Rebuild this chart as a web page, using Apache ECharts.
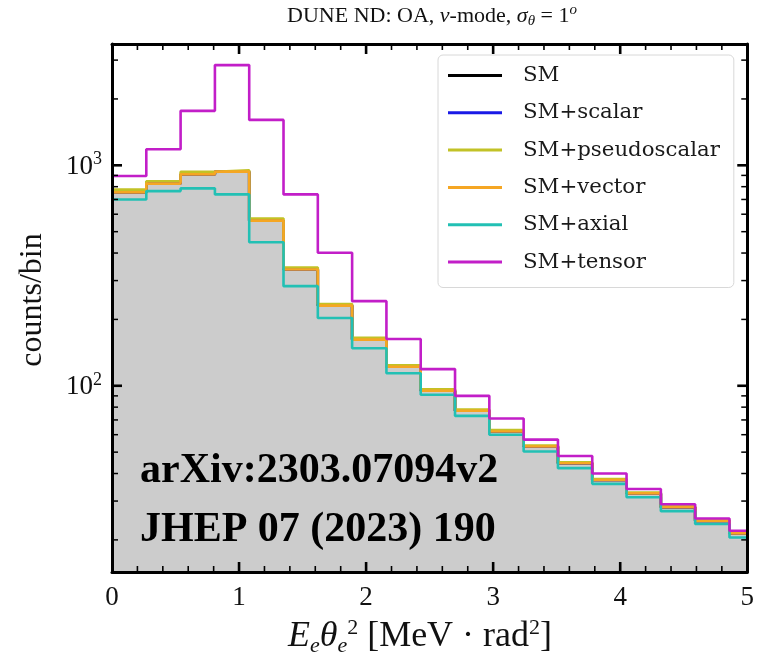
<!DOCTYPE html>
<html>
<head>
<meta charset="utf-8">
<script src="https://cdn.jsdelivr.net/npm/echarts@6/dist/echarts.min.js"></script>
<style>html,body{margin:0;padding:0;background:#fff}#c{width:757px;height:668px}</style>
</head>
<body>
<div id="c"></div>
<script>
// Bin edges (E_e theta_e^2, MeV rad^2)
var edges = [0, 0.27, 0.54, 0.81, 1.08, 1.35, 1.62, 1.89, 2.16, 2.43, 2.70, 2.97, 3.24, 3.51, 3.78, 4.05, 4.32, 4.59, 4.86, 5.13];
// counts per bin
var smCounts     = [754, 826, 910, 936, 561, 337, 231, 162, 122, 95, 77, 62, 53, 44.5, 37.4, 32.5, 28.1, 24.4, 21.4];
var scalarCounts = [754, 826, 910, 936, 561, 337, 231, 162, 122, 95, 77, 62, 53, 44.5, 37.4, 32.5, 28.1, 24.4, 21.4];
var pseudoCounts = [776, 846, 934, 950, 574, 344, 235, 165, 124, 96.5, 78, 63, 53.6, 45, 37.8, 32.8, 28.4, 24.6, 21.6];
var vectorCounts = [754, 826, 910, 936, 561, 337, 231, 162, 122, 95, 77, 62, 53, 44.5, 37.4, 32.5, 28.1, 24.4, 21.4];
var axialCounts  = [700, 764, 786, 738, 448, 283, 203, 148, 114, 91, 73, 60, 50.3, 42.3, 35.9, 31.2, 27.0, 23.6, 20.5];
var tensorCounts = [894, 1183, 1766, 2848, 1607, 738, 401, 242, 163, 119, 90, 71, 57, 48, 40, 34, 29, 25, 22];

var seriesNames = ['SM', 'SM+scalar', 'SM+pseudoscalar', 'SM+vector', 'SM+axial', 'SM+tensor'];
var seriesColors = ['#000000', '#1a1ae6', '#c2c226', '#f5a623', '#22c0b4', '#c21ec8'];

// ticks
var yMajorTicks = [100, 1000];
var yMinorTicks = [20, 30, 40, 50, 60, 70, 80, 90, 200, 300, 400, 500, 600, 700, 800, 900, 2000, 3000];
var xTickLabels = [0, 1, 2, 3, 4, 5];
var xMajorTicks = [1, 2, 3, 4];
var xMinorTicks = [0.2, 0.4, 0.6, 0.8, 1.2, 1.4, 1.6, 1.8, 2.2, 2.4, 2.6, 2.8, 3.2, 3.4, 3.6, 3.8, 4.2, 4.4, 4.6, 4.8];
var yMin = 14.3, yMax = 3550;
var xMin = 0, xMax = 5;

var GRID = { left: 112, right: 8, top: 44, bottom: 96 };

function stepData(vals) {
  var d = [];
  for (var i = 0; i < vals.length; i++) d.push([edges[i], vals[i]]);
  d.push([edges[vals.length], vals[vals.length - 1]]);
  return d;
}

var allCounts = [smCounts, scalarCounts, pseudoCounts, vectorCounts, axialCounts, tensorCounts];
var series = [];
for (var k = 0; k < allCounts.length; k++) {
  var s = {
    name: seriesNames[k], type: 'line', step: 'end', data: stepData(allCounts[k]),
    showSymbol: false, symbol: 'none', animation: false, clip: true,
    color: seriesColors[k],
    lineStyle: { color: seriesColors[k], width: 2.6 },
    itemStyle: { color: seriesColors[k] },
    z: 2 + k
  };
  if (k === 0) s.areaStyle = { color: '#cccccc', opacity: 1, origin: 'start' };
  series.push(s);
}

var yTickData = [];
yMajorTicks.forEach(function (v) { yTickData.push([xTickLabels[0], v, 1]); });
yMinorTicks.forEach(function (v) { yTickData.push([xTickLabels[0], v, 0]); });

// tick marks on all four sides (inside), placed through the chart's own scales
series.push({
  type: 'custom', data: yTickData, encode: { x: 0, y: 1 }, silent: true, z: 20, clip: false, animation: false,
  renderItem: function (params, api) {
    var v = api.value(1), major = api.value(2) === 1;
    var len = major ? 10 : 6, w = major ? 2.6 : 1.5;
    var st = { stroke: '#000', lineWidth: w };
    var pL = api.coord([xTickLabels[0], v]);
    var pR = api.coord([xTickLabels[xTickLabels.length - 1], v]);
    var children = [
      { type: 'line', shape: { x1: pL[0], y1: pL[1], x2: pL[0] + len, y2: pL[1] }, style: st },
      { type: 'line', shape: { x1: pR[0], y1: pR[1], x2: pR[0] - len, y2: pR[1] }, style: st }
    ];
    if (params.dataIndex === 0) {
      var cs = params.coordSys;
      var yB = cs.y + cs.height, yT = cs.y;
      var addX = function (xv, isMajor) {
        var px = api.coord([xv, v])[0];
        var l = isMajor ? 10 : 6, ww = isMajor ? 2.6 : 1.6;
        children.push({ type: 'rect', shape: { x: px - ww / 2, y: yB - l, width: ww, height: l }, style: { fill: '#000' } });
        children.push({ type: 'rect', shape: { x: px - ww / 2, y: yT, width: ww, height: l }, style: { fill: '#000' } });
      };
      xMajorTicks.forEach(function (xv) { addX(xv, true); });
      xMinorTicks.forEach(function (xv) { addX(xv, false); });
    }
    return { type: 'group', children: children };
  }
});

var serif = 'Liberation Serif';
var xAxisCommon = {
  type: 'value', min: xMin, max: xMax, interval: 1, z: 30,
  axisLine: { show: true, onZero: false, lineStyle: { color: '#000', width: 3 } },
  axisTick: { show: false }, minorTick: { show: false },
  splitLine: { show: false }, minorSplitLine: { show: false }
};
var yAxisCommon = {
  type: 'log', logBase: 10, min: yMin, max: yMax, z: 30,
  axisLine: { show: true, onZero: false, lineStyle: { color: '#000', width: 3 } },
  axisTick: { show: false }, splitLine: { show: false }
};

var graphics = [
  { type: 'text', id: 'title', x: 432, y: 16, z: 50,
    style: { text: '{n|DUNE ND: OA, }{i|ν}{n|-mode, }{i|σ}{sub|θ}{n| = 1}{sup|o}', textAlign: 'center', textVerticalAlign: 'middle',
      rich: {
        n: { fontFamily: serif, fontSize: 22, fill: '#111', lineHeight: 26, verticalAlign: 'middle' },
        i: { fontFamily: serif, fontStyle: 'italic', fontSize: 22, fill: '#111', lineHeight: 26, verticalAlign: 'middle' },
        sub: { fontFamily: serif, fontStyle: 'italic', fontSize: 15, fill: '#111', lineHeight: 15, verticalAlign: 'bottom' },
        sup: { fontFamily: serif, fontStyle: 'italic', fontSize: 15, fill: '#111', lineHeight: 15, verticalAlign: 'top' }
      } } },
  { type: 'text', id: 'xname', x: 420, y: 637, z: 50,
    style: { text: '{i|E}{sub|e}{i|θ}{sub|e}{sup|2}{n| [MeV · rad}{sup|2}{n|]}', textAlign: 'center', textVerticalAlign: 'middle',
      rich: {
        n: { fontFamily: serif, fontSize: 36, fill: '#111', lineHeight: 40, verticalAlign: 'middle' },
        i: { fontFamily: serif, fontStyle: 'italic', fontSize: 36, fill: '#111', lineHeight: 40, verticalAlign: 'middle' },
        sub: { fontFamily: serif, fontStyle: 'italic', fontSize: 22, fill: '#111', lineHeight: 22, verticalAlign: 'bottom' },
        sup: { fontFamily: serif, fontSize: 22, fill: '#111', lineHeight: 22, verticalAlign: 'top' }
      } } },
  { type: 'text', id: 'yname', x: 33, y: 300, rotation: Math.PI / 2, z: 50,
    style: { text: 'counts/bin', fontFamily: serif, fontSize: 32, fill: '#111', textAlign: 'center', textVerticalAlign: 'middle' } },
  { type: 'text', id: 'wm1', x: 140, y: 471, z: 60,
    style: { text: 'arXiv:2303.07094v2', fontFamily: serif, fontWeight: 'bold', fontSize: 42, fill: '#000', textVerticalAlign: 'middle' } },
  { type: 'text', id: 'wm2', x: 140, y: 530, z: 60,
    style: { text: 'JHEP 07 (2023) 190', fontFamily: serif, fontWeight: 'bold', fontSize: 42, fill: '#000', textVerticalAlign: 'middle' } }
];

var chart = echarts.init(document.getElementById('c'), null, { renderer: 'canvas' });
chart.setOption({
  animation: false,
  backgroundColor: '#fff',
  grid: { left: GRID.left, right: GRID.right, top: GRID.top, bottom: GRID.bottom, containLabel: false },
  xAxis: [
    Object.assign({}, xAxisCommon, { position: 'bottom',
      axisLabel: { show: true, margin: 12, color: '#111', fontFamily: serif, fontSize: 27,
        formatter: function (v) { return xTickLabels.indexOf(v) >= 0 ? String(v) : ''; } } }),
    Object.assign({}, xAxisCommon, { position: 'top', axisLabel: { show: false } })
  ],
  yAxis: [
    Object.assign({}, yAxisCommon, { position: 'left',
      axisLabel: { show: true, margin: 10, color: '#111', fontFamily: serif,
        formatter: function (v) {
          for (var i = 0; i < yMajorTicks.length; i++) {
            if (Math.abs(v - yMajorTicks[i]) < 1e-6 * yMajorTicks[i]) {
              return '{b|10}{s|' + Math.round(Math.log10(v)) + '}';
            }
          }
          return '';
        },
        rich: {
          b: { fontFamily: serif, fontSize: 27, color: '#111', lineHeight: 30, verticalAlign: 'bottom' },
          s: { fontFamily: serif, fontSize: 18, color: '#111', lineHeight: 18, verticalAlign: 'top' }
        } } }),
    Object.assign({}, yAxisCommon, { position: 'right', axisLabel: { show: false } })
  ],
  legend: {
    show: true, orient: 'vertical', left: 438, top: 55,
    data: seriesNames, icon: 'rect', itemWidth: 54, itemHeight: 3, itemGap: 14.3,
    backgroundColor: '#fff', borderColor: '#d8d8d8', borderWidth: 1, borderRadius: 5,
    padding: [9, 14, 14, 10],
    textStyle: { fontFamily: 'DejaVu Serif', fontSize: 21.3, color: '#1a1a1a', lineHeight: 23, padding: [0, 0, 0, 16] },
    selectedMode: false
  },
  graphic: graphics,
  series: series
});
</script>
</body>
</html>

**What is needed:** Write out nothing but the lines from the start of the data through the line with "44, bottom: 96". Leave out the pictures.

**Response to this task:**
Rebuild this chart as a web page, using Apache ECharts.
<!DOCTYPE html>
<html>
<head>
<meta charset="utf-8">
<script src="https://cdn.jsdelivr.net/npm/echarts@6/dist/echarts.min.js"></script>
<style>html,body{margin:0;padding:0;background:#fff}#c{width:757px;height:668px}</style>
</head>
<body>
<div id="c"></div>
<script>
// Bin edges (E_e theta_e^2, MeV rad^2)
var edges = [0, 0.27, 0.54, 0.81, 1.08, 1.35, 1.62, 1.89, 2.16, 2.43, 2.70, 2.97, 3.24, 3.51, 3.78, 4.05, 4.32, 4.59, 4.86, 5.13];
// counts per bin
var smCounts     = [754, 826, 910, 936, 561, 337, 231, 162, 122, 95, 77, 62, 53, 44.5, 37.4, 32.5, 28.1, 24.4, 21.4];
var scalarCounts = [754, 826, 910, 936, 561, 337, 231, 162, 122, 95, 77, 62, 53, 44.5, 37.4, 32.5, 28.1, 24.4, 21.4];
var pseudoCounts = [776, 846, 934, 950, 574, 344, 235, 165, 124, 96.5, 78, 63, 53.6, 45, 37.8, 32.8, 28.4, 24.6, 21.6];
var vectorCounts = [754, 826, 910, 936, 561, 337, 231, 162, 122, 95, 77, 62, 53, 44.5, 37.4, 32.5, 28.1, 24.4, 21.4];
var axialCounts  = [700, 764, 786, 738, 448, 283, 203, 148, 114, 91, 73, 60, 50.3, 42.3, 35.9, 31.2, 27.0, 23.6, 20.5];
var tensorCounts = [894, 1183, 1766, 2848, 1607, 738, 401, 242, 163, 119, 90, 71, 57, 48, 40, 34, 29, 25, 22];

var seriesNames = ['SM', 'SM+scalar', 'SM+pseudoscalar', 'SM+vector', 'SM+axial', 'SM+tensor'];
var seriesColors = ['#000000', '#1a1ae6', '#c2c226', '#f5a623', '#22c0b4', '#c21ec8'];

// ticks
var yMajorTicks = [100, 1000];
var yMinorTicks = [20, 30, 40, 50, 60, 70, 80, 90, 200, 300, 400, 500, 600, 700, 800, 900, 2000, 3000];
var xTickLabels = [0, 1, 2, 3, 4, 5];
var xMajorTicks = [1, 2, 3, 4];
var xMinorTicks = [0.2, 0.4, 0.6, 0.8, 1.2, 1.4, 1.6, 1.8, 2.2, 2.4, 2.6, 2.8, 3.2, 3.4, 3.6, 3.8, 4.2, 4.4, 4.6, 4.8];
var yMin = 14.3, yMax = 3550;
var xMin = 0, xMax = 5;

var GRID = { left: 112, right: 8, top: 44, bottom: 96 };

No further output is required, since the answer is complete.